Specifies the number of hash functions to generate. This argument determines the number and size of clusters generated.
Types: integer


Required Argument.
Specifies the number of key groups to generate. The "key.groups" must be a divisor of "hash.num". A large value in "key.groups" decreases the probability that multiple users will be assigned to the same cluster identifier.
Types: integer


Optional Argument.
Specifies the tbl_teradata that contains the seeds to be used for hashing.
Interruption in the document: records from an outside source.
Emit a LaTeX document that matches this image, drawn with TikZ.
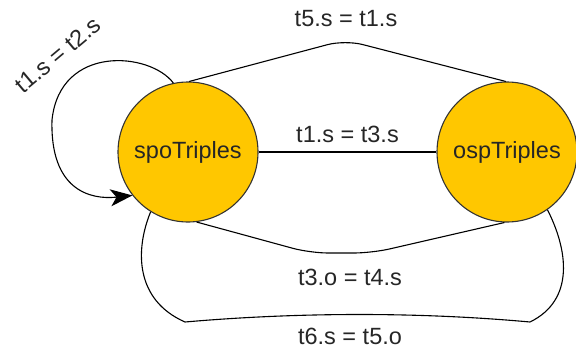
\documentclass[tikz,border=0pt]{standalone}
\usepackage{fontspec}
\setmainfont{Liberation Sans}
\usetikzlibrary{arrows.meta}
\definecolor{tableyellow}{RGB}{255,199,0}
\begin{document}
\begin{tikzpicture}[x=1pt, y=-1pt, line width=1.1pt,
  every node/.style={font=\fontsize{23.5}{27}\selectfont, text=black!85},
  table/.style={draw=black!80, fill=tableyellow, circle, minimum size=140pt, inner sep=0pt}]
\useasboundingbox (0,0) rectangle (576,348);
\node[table] (spo) at (188,152) {spoTriples};
\node[table] (osp) at (507,152) {ospTriples};
% joins between the two tables
\draw (spo) -- (osp) node[midway, above=5pt] {t1.s = t3.s};
\draw[rounded corners=18pt] (spo.89) -- (345,40) -- (osp.91);
\node (top) at (346,19) {t5.s = t1.s};
\draw[rounded corners=18pt] (spo.-83) -- (310,253) -- (372,253) -- (osp.-92);
\node (mid) at (350,277) {t3.o = t4.s};
\draw (spo.-122) .. controls (135,250) and (135,300) .. (185,322)
  .. controls (300,312) and (420,312) .. (530,322)
  .. controls (575,300) and (568,250) .. (osp.-55);
\node (bot) at (350,336) {t6.s = t5.o};
% self join
\draw[-{Stealth[length=22pt, width=17pt, inset=6pt]}] (spo.102) .. controls (150,52) and (60,44) .. (52,120)
  .. controls (50,190) and (90,200) .. (spo.-142);
\node[rotate=40] (self) at (58,55) {t1.s = t2.s};
\end{tikzpicture}
\end{document}
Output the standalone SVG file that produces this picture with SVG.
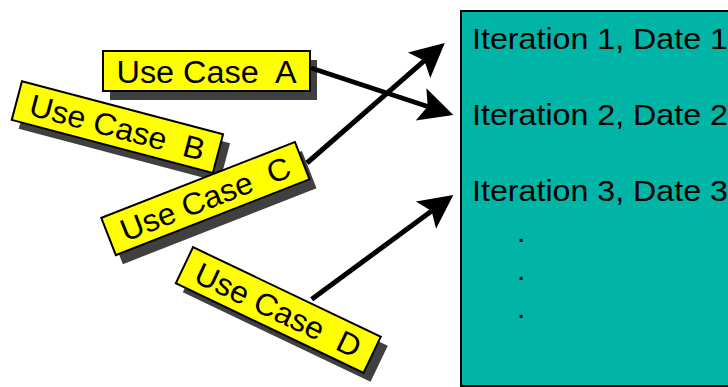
<svg xmlns="http://www.w3.org/2000/svg" width="728" height="387" viewBox="0 0 728 387">
<style>
.uc{fill:#ffff00;stroke:#000;stroke-width:2}
.sh{fill:#404040}
.uct{font-family:"Liberation Sans",Arial,sans-serif;font-size:31px;fill:#000;text-anchor:middle;white-space:pre}
.it{font-family:"Liberation Sans",Arial,sans-serif;font-size:30px;fill:#000;white-space:pre}
.conn{stroke:#000;stroke-width:5;fill:none;marker-end:url(#ah)}
</style>
<defs>
<marker id="ah" markerUnits="userSpaceOnUse" orient="auto" refX="0" refY="0" markerWidth="60" markerHeight="60" viewBox="-30 -30 60 60" overflow="visible">
<path d="M27,0 L-7,-17 L0,0 L-7,17 Z" fill="#000"/>
</marker>
</defs>
<rect width="728" height="387" fill="#fff"/>

<g id="iterations">
<rect x="461" y="11" width="300" height="375" fill="#00B5A6" stroke="#000" stroke-width="2"/>
<text class="it" x="472" y="49" textLength="256" lengthAdjust="spacingAndGlyphs">Iteration 1, Date 1</text>
<text class="it" x="472" y="125" textLength="256" lengthAdjust="spacingAndGlyphs">Iteration 2, Date 2</text>
<text class="it" x="472" y="201" textLength="256" lengthAdjust="spacingAndGlyphs">Iteration 3, Date 3</text>
<text class="it" x="517" y="242">.</text>
<text class="it" x="517" y="280">.</text>
<text class="it" x="517" y="318">.</text>
</g>

<g id="useCaseA">
<rect class="sh" x="110" y="60" width="207" height="40"/>
<rect class="uc" x="103" y="51" width="207" height="40"/>
<text class="uct" x="206.5" y="82.5" textLength="180" lengthAdjust="spacingAndGlyphs">Use Case  A</text>
</g>

<g id="useCaseB">
<rect class="sh" transform="translate(124.4,136.1) rotate(14.8)" x="-104" y="-20" width="208" height="40"/>
<g transform="translate(117.4,127.1) rotate(14.8)">
<rect class="uc" x="-104" y="-20" width="208" height="40"/>
<text class="uct" x="0" y="11" textLength="180" lengthAdjust="spacingAndGlyphs">Use Case  B</text>
</g>
</g>

<g id="useCaseC">
<rect class="sh" transform="translate(212.4,207.6) rotate(-21.4)" x="-104" y="-20" width="208" height="40"/>
<g transform="translate(205.4,198.6) rotate(-21.4)">
<rect class="uc" x="-104" y="-20" width="208" height="40"/>
<text class="uct" x="0" y="11" textLength="180" lengthAdjust="spacingAndGlyphs">Use Case  C</text>
</g>
</g>

<g id="useCaseD">
<rect class="sh" transform="translate(285.3,319) rotate(25.5)" x="-104" y="-20" width="208" height="40"/>
<g transform="translate(278.3,310) rotate(25.5)">
<rect class="uc" x="-104" y="-20" width="208" height="40"/>
<text class="uct" x="0" y="11" textLength="180" lengthAdjust="spacingAndGlyphs">Use Case  D</text>
</g>
</g>

<g id="connectors">
<line class="conn" x1="311" y1="68" x2="427.7" y2="106.5"/>
<line class="conn" x1="307" y1="163" x2="424.4" y2="60.7"/>
<line class="conn" x1="311.7" y1="299.3" x2="431.6" y2="211"/>
</g>
</svg>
Typically, this is the "save.seed.to" tbl_teradata that was created by an earlier call to td_minhash_mle.
Note: When this argument is specified, the "save.seed.to" output tbl_teradata is not created in the current call to td_minhash_mle.


Optional Argument.
Specifies the format of the values in argument "items.column".
Default Value: "integer"
Permitted Values: bigint, integer, hex, string
Types: character


Optional Argument.
Specifies the minimum cluster size.
Default Value: 3
Types: integer


Optional Argument.
Specifies the maximum cluster size.
Default Value: 5
Types: integer


Optional Argument.
Specifies the delimiter used between hashed values (typically customer identifiers) in the output.
Default Value: " "
Types: character


Optional Argument.
Specifies the vector of column(s) that uniquely identifies each row of the input argument "data". The argument is used to ensure deterministic results for functions which produce results that vary from run to run.
Types: character OR vector of Strings (character)


Optional Argument.
Specifies the vector of column(s) that uniquely identifies each row of the input argument "seed.table". The argument is used to ensure deterministic results for functions which produce results that vary from run to run.
Types: character OR vector of Strings (character)


Function returns an object of class "td_minhash_mle" which is a named list containing objects of class "tbl_teradata".
Named list members can be referenced directly with the "$" operator using the following names:

  1. output.table

  2. save.seed.to

  3. output


    # Get the current context/connection.
    con <- td_get_context()$connection
    # Load example data.
    loadExampleData("minhash_example", "salesdata")
    # Create object(s) of class "tbl_teradata".
    salesdata <- tbl(con, "salesdata")
    # Example - Create clusters of users based on items purchased.
    td_minhash_out1 <- td_minhash_mle(data = salesdata,
                                      id.column = "userid",
                                      items.column = "itemid",
                                      hash.num = 1002,
                                      key.groups = 3

    # Example 2 - Use the previously generated seed table as input.
    # Select a subset of the seed table to restrict the number of clusters.
    td_minhash_out2 <- td_minhash_mle(data = salesdata,
                                id.column = "userid",
                                items.column = "itemid",
                                hash.num = 99,
                                key.groups = 3,
                                seed.table = td_minhash_out1$save.seed.to %>% filter(index < 99)